Exercise => Reproduce the listing word for word. Skip any image.

Information shown =>
┄┄┄┄┄┄
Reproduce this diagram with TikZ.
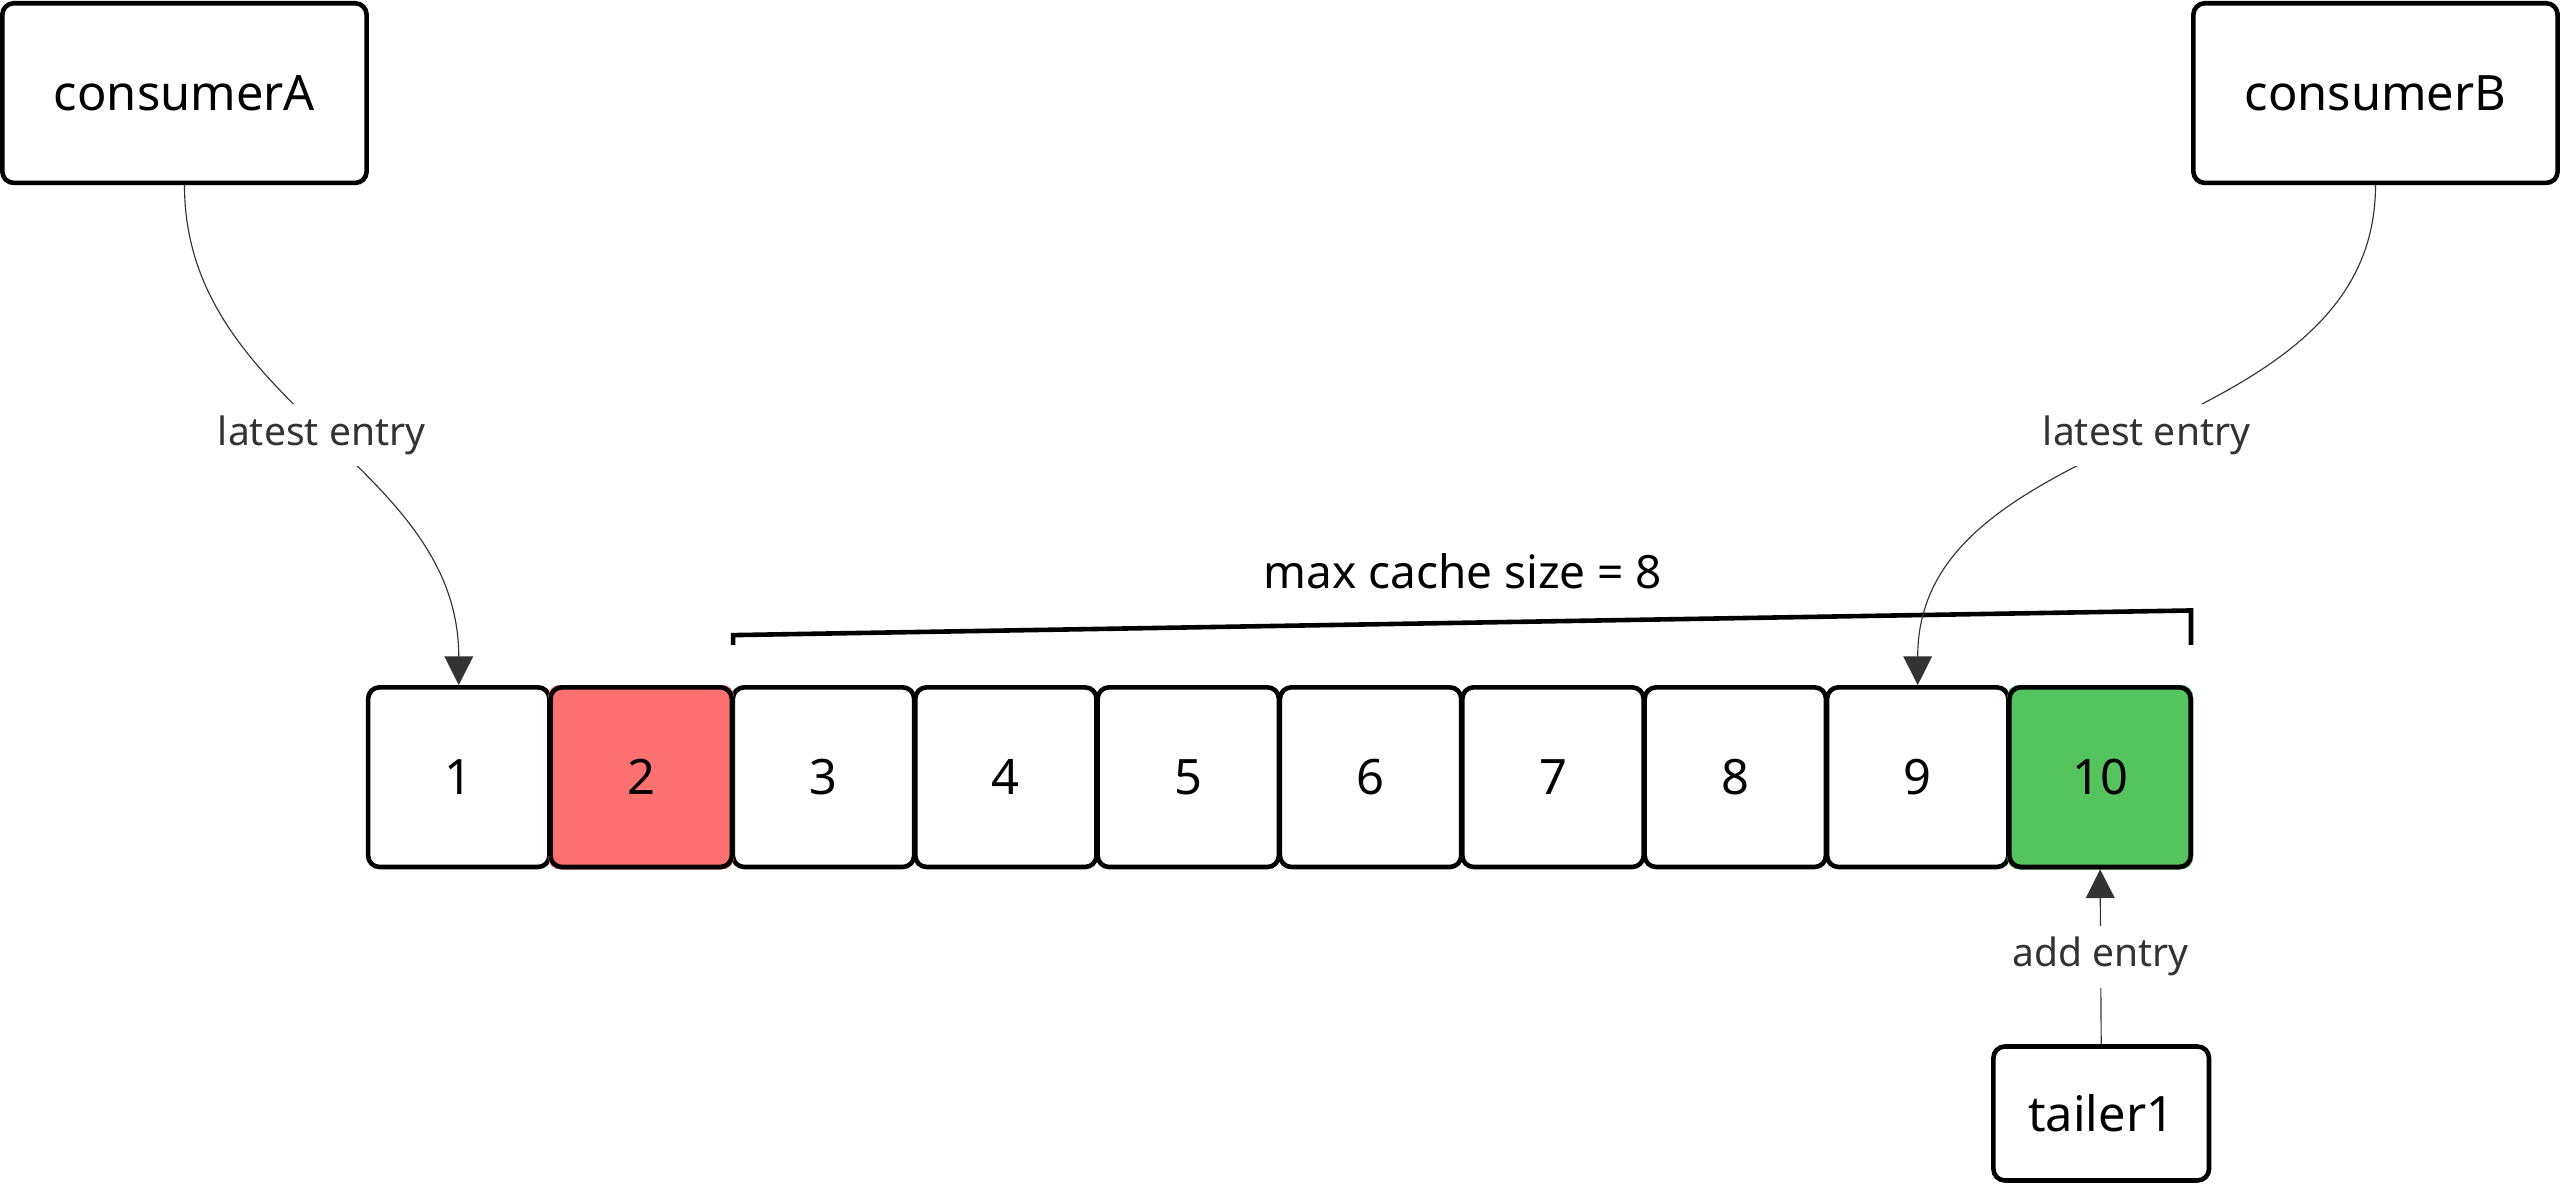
\documentclass[tikz,border=0pt]{standalone}
\usepackage{fontspec}
\setmainfont{Noto Sans}
\usetikzlibrary{arrows.meta,positioning}
\definecolor{cellred}{HTML}{FF7070}
\definecolor{cellgreen}{HTML}{55C45F}
\definecolor{linkgray}{HTML}{333333}
\begin{document}
\begin{tikzpicture}
      [x=0.01cm, y=-0.01cm,
      box style/.style={draw, thick, rectangle, rounded corners=2pt, align=center, font=\fontsize{8.5}{10}\selectfont, inner sep=0pt},
      cell style/.style={box style, minimum width=1.11cm, minimum height=1.1cm},
      link style/.style={draw=linkgray, very thin, -{Triangle[length=5pt,width=5pt]}},
      link label/.style={fill=white, inner sep=2pt, text=linkgray, font=\bfseries\fontsize{6.8}{8}\selectfont},
      ]
      \useasboundingbox (0,0) rectangle (1568,726);

      \node[box style, minimum width=2.23cm, minimum height=1.1cm] (consumerA) at (113,57) {consumerA};
      \node[box style, minimum width=2.23cm, minimum height=1.1cm] (consumerB) at (1455,57) {consumerB};
      \node[box style, minimum width=1.32cm, minimum height=0.82cm] (tailer1) at (1287,682) {tailer1};

      \foreach \i in {1,...,10} {
        \node[cell style] (c\i) at ({281+111.7*(\i-1)},476) {\i};
      }
      \fill[cellred, rounded corners=2pt] (c2.south west) rectangle (c2.north east);
      \node[cell style] at (c2) {2};
      \fill[cellgreen, rounded corners=2pt] (c10.south west) rectangle (c10.north east);
      \node[cell style] at (c10) {10};

      % brace over the cache
      \coordinate (braceL) at (449,395);
      \coordinate (braceR) at (1342,395);
      \draw[thick] (braceL) -- ++(0,-6) -- ([yshift=6]braceR) -- (braceR);
      \node[font=\fontsize{8}{10}\selectfont] (maxlabel) at (896,350) {max cache size = 8};

      \draw[link style] (consumerA.south) to[out=-90, in=90]
        node[link label, pos=0.5] {latest entry} (c1.north);
      \draw[link style] (consumerB.south) to[out=-90, in=90]
        node[link label, pos=0.5] {latest entry} (c9.north);
      \draw[link style] (tailer1.north) -- node[link label] {add entry} (c10.south);
\end{tikzpicture}
\end{document}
┄┄┄┄┄┄
Written response =>
Reproduce this diagram with TikZ.
\documentclass[tikz,border=0pt]{standalone}
\usepackage{fontspec}
\setmainfont{Noto Sans}
\usetikzlibrary{arrows.meta,positioning}
\definecolor{cellred}{HTML}{FF7070}
\definecolor{cellgreen}{HTML}{55C45F}
\definecolor{linkgray}{HTML}{333333}
\begin{document}
\begin{tikzpicture}
      [x=0.01cm, y=-0.01cm,
      box style/.style={draw, thick, rectangle, rounded corners=2pt, align=center, font=\fontsize{8.5}{10}\selectfont, inner sep=0pt},
      cell style/.style={box style, minimum width=1.11cm, minimum height=1.1cm},
      link style/.style={draw=linkgray, very thin, -{Triangle[length=5pt,width=5pt]}},
      link label/.style={fill=white, inner sep=2pt, text=linkgray, font=\bfseries\fontsize{6.8}{8}\selectfont},
      ]
      \useasboundingbox (0,0) rectangle (1568,726);

      \node[box style, minimum width=2.23cm, minimum height=1.1cm] (consumerA) at (113,57) {consumerA};
      \node[box style, minimum width=2.23cm, minimum height=1.1cm] (consumerB) at (1455,57) {consumerB};
      \node[box style, minimum width=1.32cm, minimum height=0.82cm] (tailer1) at (1287,682) {tailer1};

      \foreach \i in {1,...,10} {
        \node[cell style] (c\i) at ({281+111.7*(\i-1)},476) {\i};
      }
      \fill[cellred, rounded corners=2pt] (c2.south west) rectangle (c2.north east);
      \node[cell style] at (c2) {2};
      \fill[cellgreen, rounded corners=2pt] (c10.south west) rectangle (c10.north east);
      \node[cell style] at (c10) {10};

      % brace over the cache
      \coordinate (braceL) at (449,395);
      \coordinate (braceR) at (1342,395);
      \draw[thick] (braceL) -- ++(0,-6) -- ([yshift=6]braceR) -- (braceR);
      \node[font=\fontsize{8}{10}\selectfont] (maxlabel) at (896,350) {max cache size = 8};

      \draw[link style] (consumerA.south) to[out=-90, in=90]
        node[link label, pos=0.5] {latest entry} (c1.north);
      \draw[link style] (consumerB.south) to[out=-90, in=90]
        node[link label, pos=0.5] {latest entry} (c9.north);
      \draw[link style] (tailer1.north) -- node[link label] {add entry} (c10.south);
\end{tikzpicture}
\end{document}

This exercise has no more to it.